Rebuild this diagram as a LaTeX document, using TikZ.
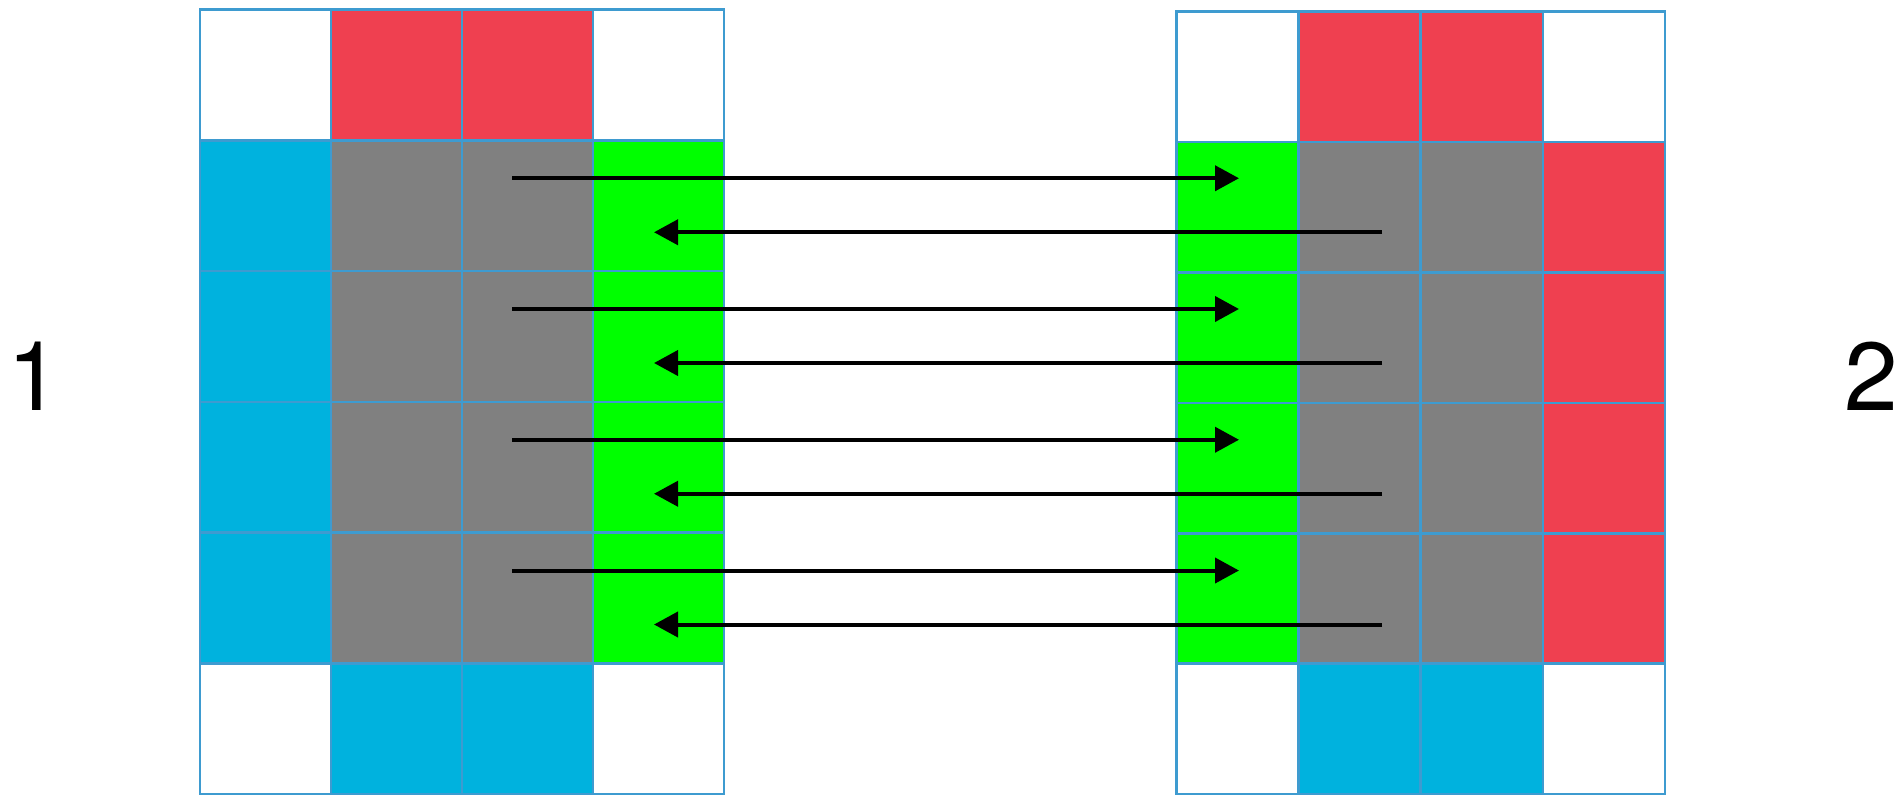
\documentclass[tikz,border=0pt]{standalone}
\usepackage{fontspec}
\setmainfont{TeX Gyre Heros}
\usetikzlibrary{arrows.meta}

\definecolor{cred}{RGB}{239,64,80}
\definecolor{cblue}{RGB}{0,178,222}
\definecolor{cgray}{RGB}{128,128,128}
\definecolor{cgreen}{RGB}{0,255,0}
\definecolor{gridblue}{RGB}{62,155,208}

\tikzset{
  cell/.style={draw=gridblue, line width=0.05cm, inner sep=0pt, outer sep=0pt},
  lcell/.style={cell, minimum width=2.62cm, minimum height=2.615cm},
  rcell/.style={cell, minimum width=2.442cm, minimum height=2.608cm},
  flow/.style={line width=0.08cm, -{Triangle[length=0.48cm, width=0.5cm]}},
  side/.style={inner sep=0pt, anchor=base, font=\fontsize{55}{62}\selectfont}
}

\begin{document}
\begin{tikzpicture}[x=0.02cm, y=-0.02cm]
\useasboundingbox (0,0) rectangle (1904,796);

% Left block
\foreach \r/\fa/\fb/\fc/\fd in {0/white/cred/cred/white,1/cblue/cgray/cgray/cgreen,2/cblue/cgray/cgray/cgreen,3/cblue/cgray/cgray/cgreen,4/cblue/cgray/cgray/cgreen,5/white/cblue/cblue/white}
  \foreach \f [count=\c from 0] in {\fa,\fb,\fc,\fd}
    \node[lcell, fill=\f] (L-\r-\c) at ({200+131*(\c+0.5)},{9.5+130.75*(\r+0.5)}) {};

% Right block
\foreach \r/\fa/\fb/\fc/\fd in {0/white/cred/cred/white,1/cgreen/cgray/cgray/cred,2/cgreen/cgray/cgray/cred,3/cgreen/cgray/cgray/cred,4/cgreen/cgray/cgray/cred,5/white/cblue/cblue/white}
  \foreach \f [count=\c from 0] in {\fa,\fb,\fc,\fd}
    \node[rcell, fill=\f] (R-\r-\c) at ({1176.5+122.1*(\c+0.5)},{11.7+130.4*(\r+0.5)}) {};

% Arrow ends
\foreach \k in {1,...,4}{
  \coordinate (go\k-s) at (512,{9.5+130.75*\k+38});
  \coordinate (go\k-e) at (1239,{9.5+130.75*\k+38});
  \coordinate (back\k-s) at (1382,{9.5+130.75*\k+92});
  \coordinate (back\k-e) at (654,{9.5+130.75*\k+92});
}

% Arrows
\foreach \k in {1,...,4}{
  \draw[flow] (go\k-s) -- (go\k-e);
  \draw[flow] (back\k-s) -- (back\k-e);
}

% Labels
\node[side] (one) at (34,410) {1};
\node[side] (two) at (1871,410) {2};

\end{tikzpicture}
\end{document}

━━━━━━

*WRITTEN INSTRUCTION*
Take the data above and repeat it exactly, leaving each picture out.

*WRITTEN RESPONSE*
Rebuild this diagram as a LaTeX document, using TikZ.
\documentclass[tikz,border=0pt]{standalone}
\usepackage{fontspec}
\setmainfont{TeX Gyre Heros}
\usetikzlibrary{arrows.meta}

\definecolor{cred}{RGB}{239,64,80}
\definecolor{cblue}{RGB}{0,178,222}
\definecolor{cgray}{RGB}{128,128,128}
\definecolor{cgreen}{RGB}{0,255,0}
\definecolor{gridblue}{RGB}{62,155,208}

\tikzset{
  cell/.style={draw=gridblue, line width=0.05cm, inner sep=0pt, outer sep=0pt},
  lcell/.style={cell, minimum width=2.62cm, minimum height=2.615cm},
  rcell/.style={cell, minimum width=2.442cm, minimum height=2.608cm},
  flow/.style={line width=0.08cm, -{Triangle[length=0.48cm, width=0.5cm]}},
  side/.style={inner sep=0pt, anchor=base, font=\fontsize{55}{62}\selectfont}
}

\begin{document}
\begin{tikzpicture}[x=0.02cm, y=-0.02cm]
\useasboundingbox (0,0) rectangle (1904,796);

% Left block
\foreach \r/\fa/\fb/\fc/\fd in {0/white/cred/cred/white,1/cblue/cgray/cgray/cgreen,2/cblue/cgray/cgray/cgreen,3/cblue/cgray/cgray/cgreen,4/cblue/cgray/cgray/cgreen,5/white/cblue/cblue/white}
  \foreach \f [count=\c from 0] in {\fa,\fb,\fc,\fd}
    \node[lcell, fill=\f] (L-\r-\c) at ({200+131*(\c+0.5)},{9.5+130.75*(\r+0.5)}) {};

% Right block
\foreach \r/\fa/\fb/\fc/\fd in {0/white/cred/cred/white,1/cgreen/cgray/cgray/cred,2/cgreen/cgray/cgray/cred,3/cgreen/cgray/cgray/cred,4/cgreen/cgray/cgray/cred,5/white/cblue/cblue/white}
  \foreach \f [count=\c from 0] in {\fa,\fb,\fc,\fd}
    \node[rcell, fill=\f] (R-\r-\c) at ({1176.5+122.1*(\c+0.5)},{11.7+130.4*(\r+0.5)}) {};

% Arrow ends
\foreach \k in {1,...,4}{
  \coordinate (go\k-s) at (512,{9.5+130.75*\k+38});
  \coordinate (go\k-e) at (1239,{9.5+130.75*\k+38});
  \coordinate (back\k-s) at (1382,{9.5+130.75*\k+92});
  \coordinate (back\k-e) at (654,{9.5+130.75*\k+92});
}

% Arrows
\foreach \k in {1,...,4}{
  \draw[flow] (go\k-s) -- (go\k-e);
  \draw[flow] (back\k-s) -- (back\k-e);
}

% Labels
\node[side] (one) at (34,410) {1};
\node[side] (two) at (1871,410) {2};

\end{tikzpicture}
\end{document}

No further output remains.